The commercial challenge for owners and investors in CCGTs on the Continent is covering fixed costs over the period until asset margins recover. This is reflected in low (or zero) current asset values. Deep value discounts remain for Continental gas plants given more challenging risk/return dynamics and bearish CSS sentiment. These conditions are supported by the fact that most markets in NW Europe currently have healthy capacity margins.

However over the next five years, as less flexible and higher emission thermal plants close, capacity constraints are going to start to bind across European markets. Regulators and system operators are aware of this problem and capacity payment mechanisms are being progressed to support adequate volumes of flexible capacity.

Against a backdrop of increasing renewable intermittency, there will be a requirement across European power markets to maintain relatively high volumes of flexible lower load factor mid-merit and peaking capacity. Retaining existing gas-fired assets is the cheapest source of this flexible capacity, as the UK capacity market experience is showing.
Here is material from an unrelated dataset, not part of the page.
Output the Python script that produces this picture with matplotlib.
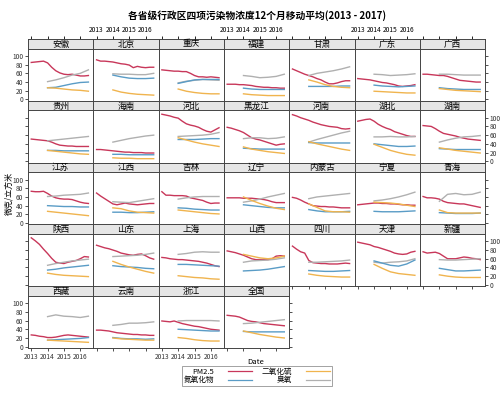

The current ‘graveyard’ consensus on Continental gas plant value is consistent with asset margins today. But value dynamics look very different in a world where capacity payments cover fixed costs and there is asymmetric value upside from recovering wholesale energy margins (e.g. as gas prices fall & power volatility rise). The challenge is to successfully bridge this gap with the right asset in the right market. This relies on the ability to generate a robust view of risk adjusted asset values.